____ AVAILABLE DATA
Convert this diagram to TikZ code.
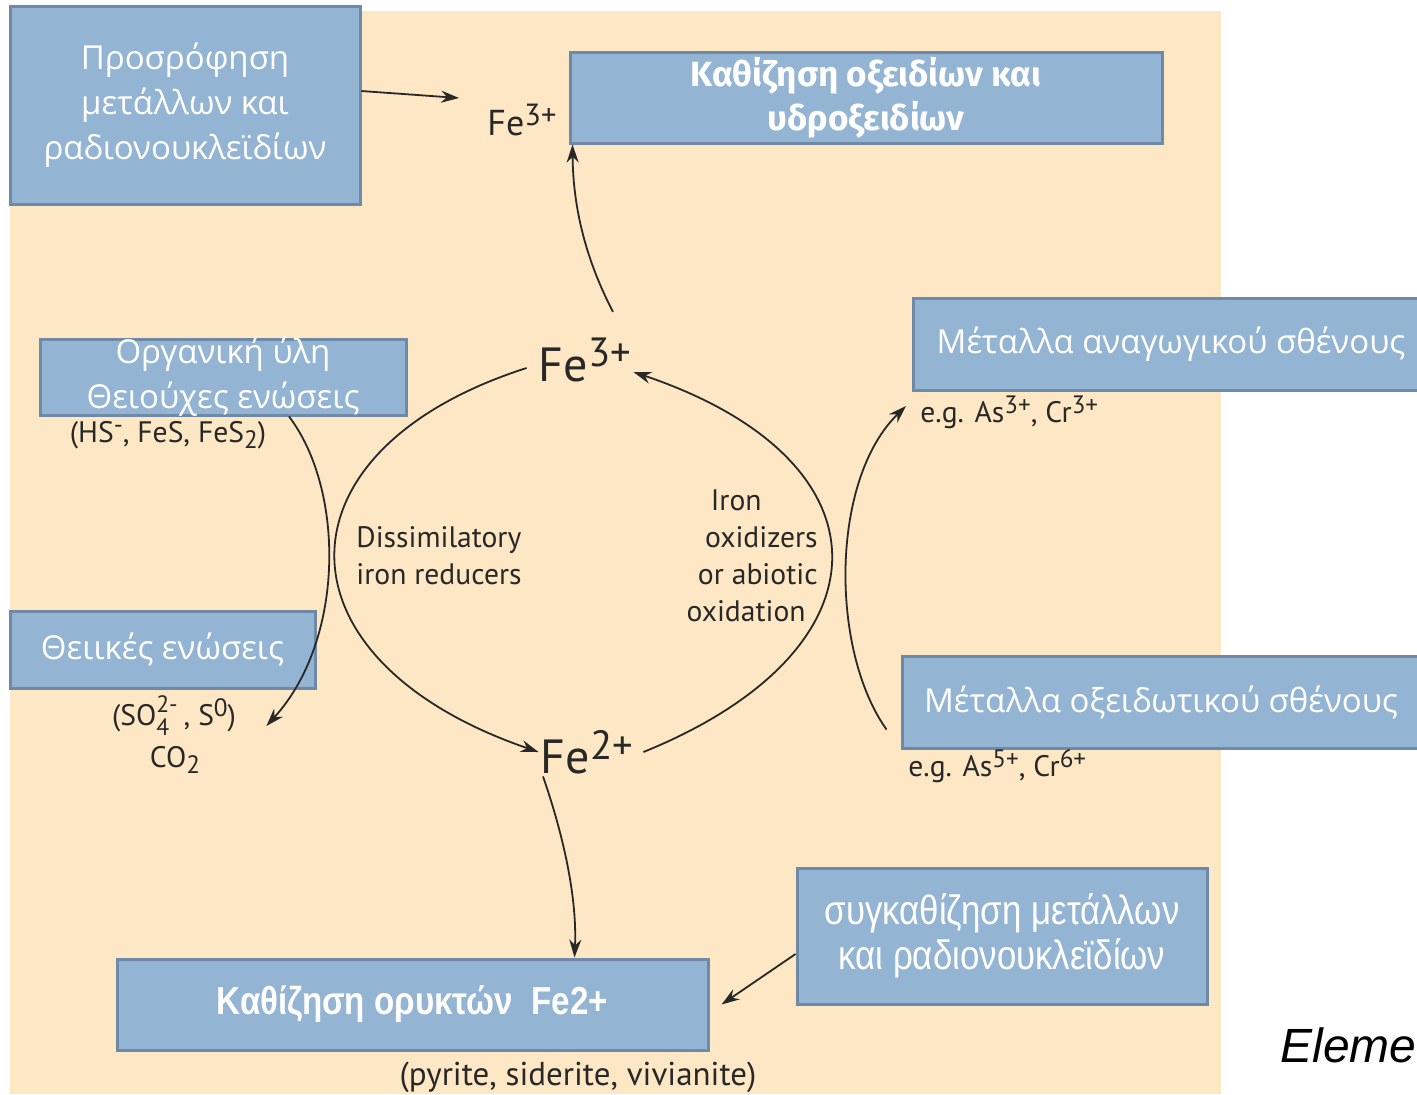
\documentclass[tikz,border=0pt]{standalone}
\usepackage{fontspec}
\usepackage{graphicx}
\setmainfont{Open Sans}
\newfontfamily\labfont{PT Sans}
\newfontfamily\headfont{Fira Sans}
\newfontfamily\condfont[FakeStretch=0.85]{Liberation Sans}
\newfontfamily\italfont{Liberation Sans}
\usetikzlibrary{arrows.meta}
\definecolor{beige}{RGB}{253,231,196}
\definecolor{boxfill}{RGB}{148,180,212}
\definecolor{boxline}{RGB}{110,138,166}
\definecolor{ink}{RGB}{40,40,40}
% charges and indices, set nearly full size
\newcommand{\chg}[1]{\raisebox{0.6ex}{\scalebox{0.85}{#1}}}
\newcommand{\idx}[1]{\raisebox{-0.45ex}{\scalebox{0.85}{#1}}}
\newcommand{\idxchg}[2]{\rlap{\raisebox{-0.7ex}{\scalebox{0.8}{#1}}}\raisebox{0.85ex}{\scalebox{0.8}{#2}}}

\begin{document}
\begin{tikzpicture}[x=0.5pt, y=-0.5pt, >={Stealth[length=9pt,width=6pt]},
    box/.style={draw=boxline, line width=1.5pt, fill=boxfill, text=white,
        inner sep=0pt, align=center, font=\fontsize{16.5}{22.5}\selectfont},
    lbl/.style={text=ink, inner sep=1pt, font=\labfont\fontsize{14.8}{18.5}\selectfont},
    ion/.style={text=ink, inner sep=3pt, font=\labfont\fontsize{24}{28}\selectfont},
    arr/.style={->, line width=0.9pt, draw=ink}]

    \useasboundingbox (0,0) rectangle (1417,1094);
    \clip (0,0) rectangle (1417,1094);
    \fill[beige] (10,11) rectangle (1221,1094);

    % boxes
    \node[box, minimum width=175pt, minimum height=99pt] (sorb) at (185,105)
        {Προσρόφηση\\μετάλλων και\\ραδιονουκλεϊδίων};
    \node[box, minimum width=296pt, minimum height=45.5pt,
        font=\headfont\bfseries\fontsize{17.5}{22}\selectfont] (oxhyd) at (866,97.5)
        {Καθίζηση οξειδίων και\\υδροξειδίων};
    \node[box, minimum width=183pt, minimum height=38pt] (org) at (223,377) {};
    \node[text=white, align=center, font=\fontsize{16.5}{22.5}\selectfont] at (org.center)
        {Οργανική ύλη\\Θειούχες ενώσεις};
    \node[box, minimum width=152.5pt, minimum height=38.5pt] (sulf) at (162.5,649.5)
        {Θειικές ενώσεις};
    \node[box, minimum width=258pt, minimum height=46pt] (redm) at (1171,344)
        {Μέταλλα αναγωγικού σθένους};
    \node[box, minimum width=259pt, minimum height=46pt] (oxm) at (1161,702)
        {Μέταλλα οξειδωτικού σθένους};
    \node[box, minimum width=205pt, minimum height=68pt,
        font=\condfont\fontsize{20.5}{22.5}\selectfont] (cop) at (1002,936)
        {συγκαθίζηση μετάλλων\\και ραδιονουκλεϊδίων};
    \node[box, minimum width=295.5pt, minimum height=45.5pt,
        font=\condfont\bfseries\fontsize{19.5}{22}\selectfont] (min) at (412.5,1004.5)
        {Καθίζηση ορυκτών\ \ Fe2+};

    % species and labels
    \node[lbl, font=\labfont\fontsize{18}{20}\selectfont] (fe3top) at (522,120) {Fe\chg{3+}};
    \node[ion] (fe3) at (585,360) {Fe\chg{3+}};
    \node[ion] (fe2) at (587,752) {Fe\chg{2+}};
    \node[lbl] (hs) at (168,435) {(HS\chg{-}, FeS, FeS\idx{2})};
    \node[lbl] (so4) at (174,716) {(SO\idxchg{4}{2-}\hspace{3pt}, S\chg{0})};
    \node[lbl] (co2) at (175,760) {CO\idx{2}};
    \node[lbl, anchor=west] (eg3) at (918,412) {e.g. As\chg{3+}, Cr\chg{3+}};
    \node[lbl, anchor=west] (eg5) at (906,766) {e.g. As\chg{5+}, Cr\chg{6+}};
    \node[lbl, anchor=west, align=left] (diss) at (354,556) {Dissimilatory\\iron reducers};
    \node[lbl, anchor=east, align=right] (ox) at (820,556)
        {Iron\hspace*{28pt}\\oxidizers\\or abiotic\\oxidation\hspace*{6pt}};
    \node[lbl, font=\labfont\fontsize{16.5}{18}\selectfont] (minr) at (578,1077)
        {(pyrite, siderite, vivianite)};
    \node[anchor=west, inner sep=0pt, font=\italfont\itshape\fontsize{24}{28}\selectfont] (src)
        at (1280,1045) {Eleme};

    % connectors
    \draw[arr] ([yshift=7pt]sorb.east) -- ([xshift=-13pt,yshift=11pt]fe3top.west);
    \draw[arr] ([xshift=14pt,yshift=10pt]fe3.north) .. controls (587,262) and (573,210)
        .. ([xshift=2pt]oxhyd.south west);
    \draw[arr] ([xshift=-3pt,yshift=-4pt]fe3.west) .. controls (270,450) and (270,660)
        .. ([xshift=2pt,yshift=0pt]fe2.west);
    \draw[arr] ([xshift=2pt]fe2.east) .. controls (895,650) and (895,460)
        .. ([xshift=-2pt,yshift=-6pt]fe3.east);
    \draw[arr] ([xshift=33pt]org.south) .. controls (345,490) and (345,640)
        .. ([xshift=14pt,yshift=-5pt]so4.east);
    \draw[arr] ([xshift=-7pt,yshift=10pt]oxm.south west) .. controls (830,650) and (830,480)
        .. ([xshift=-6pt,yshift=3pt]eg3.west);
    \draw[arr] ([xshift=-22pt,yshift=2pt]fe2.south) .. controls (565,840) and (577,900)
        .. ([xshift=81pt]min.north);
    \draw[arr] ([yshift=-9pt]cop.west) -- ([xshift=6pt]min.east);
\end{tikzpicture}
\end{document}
________
# PROBLEM TO WORK ON:
Repeat the lines exactly as they stand, from the opening line of the data through the line with "(10,11) rectangle (1221,1094);". Pictures stay out of the copy.

# SOLUTION FOR THIS PROBLEM:
Convert this diagram to TikZ code.
\documentclass[tikz,border=0pt]{standalone}
\usepackage{fontspec}
\usepackage{graphicx}
\setmainfont{Open Sans}
\newfontfamily\labfont{PT Sans}
\newfontfamily\headfont{Fira Sans}
\newfontfamily\condfont[FakeStretch=0.85]{Liberation Sans}
\newfontfamily\italfont{Liberation Sans}
\usetikzlibrary{arrows.meta}
\definecolor{beige}{RGB}{253,231,196}
\definecolor{boxfill}{RGB}{148,180,212}
\definecolor{boxline}{RGB}{110,138,166}
\definecolor{ink}{RGB}{40,40,40}
% charges and indices, set nearly full size
\newcommand{\chg}[1]{\raisebox{0.6ex}{\scalebox{0.85}{#1}}}
\newcommand{\idx}[1]{\raisebox{-0.45ex}{\scalebox{0.85}{#1}}}
\newcommand{\idxchg}[2]{\rlap{\raisebox{-0.7ex}{\scalebox{0.8}{#1}}}\raisebox{0.85ex}{\scalebox{0.8}{#2}}}

\begin{document}
\begin{tikzpicture}[x=0.5pt, y=-0.5pt, >={Stealth[length=9pt,width=6pt]},
    box/.style={draw=boxline, line width=1.5pt, fill=boxfill, text=white,
        inner sep=0pt, align=center, font=\fontsize{16.5}{22.5}\selectfont},
    lbl/.style={text=ink, inner sep=1pt, font=\labfont\fontsize{14.8}{18.5}\selectfont},
    ion/.style={text=ink, inner sep=3pt, font=\labfont\fontsize{24}{28}\selectfont},
    arr/.style={->, line width=0.9pt, draw=ink}]

    \useasboundingbox (0,0) rectangle (1417,1094);
    \clip (0,0) rectangle (1417,1094);
    \fill[beige] (10,11) rectangle (1221,1094);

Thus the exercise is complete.